La convention d'entraide judiciaire en matière pénale prévoit que la France et Maurice s'engagent à s'accorder mutuellement l'entraide judiciaire la plus large possible ; elle organise les modalités de communication et de transmission des demandes entre les parties, notamment en cas d'urgence ; elle définit les modalités et délais d'exécution des demandes d'entraide ; enfin, elle offre la possibilité de recourir à toute une série de techniques modernes de coopération, dont les auditions par visioconférence. En revanche, le dispositif sur les interceptions téléphoniques n'a pas pu être intégré, l'état actuel de la législation mauricienne ne permettant pas l'utilisation de cette technique d'enquête dans le cadre de la coopération internationale.
La convention d'extradition, qui s'inspire largement de nos standards nationaux, prévoit que les deux parties s'engagent à se livrer réciproquement toute personne qui, se trouvant sur le territoire de l'une d'entre elles, est recherchée par l'autre partie.

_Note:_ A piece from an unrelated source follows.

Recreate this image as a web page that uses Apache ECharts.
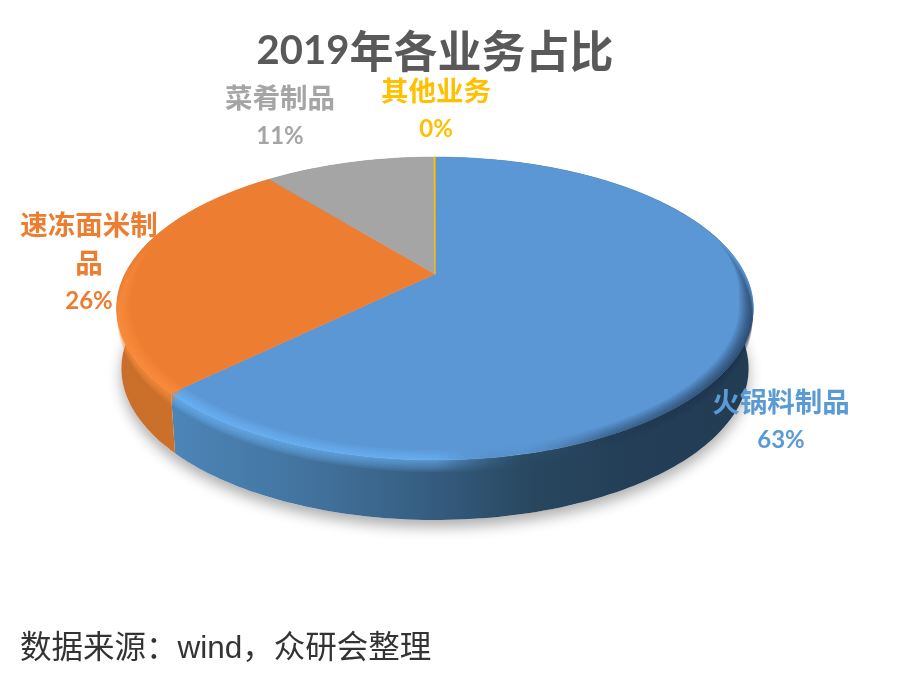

La République de Maurice a ratifié les conventions le 19 mai 2023 ; l'Assemblée nationale a adopté le présent projet de loi le 23 novembre 2023 ; il ne reste plus qu'au Sénat à se prononcer en faveur de l'approbation de ces deux conventions, ce que je préconise, dans la mesure où celles-ci fluidifieront et accéléreront les échanges entre la France et Maurice et encourageront le recours aux techniques modernes de coopération.
Le projet de loi est adopté, à l'unanimité, sans modification.
Conformément aux orientations du rapport d'information n° 204 (2014-2015) qu'elle a adopté le 18 décembre 2014, la commission a autorisé la publication du présent rapport synthétique.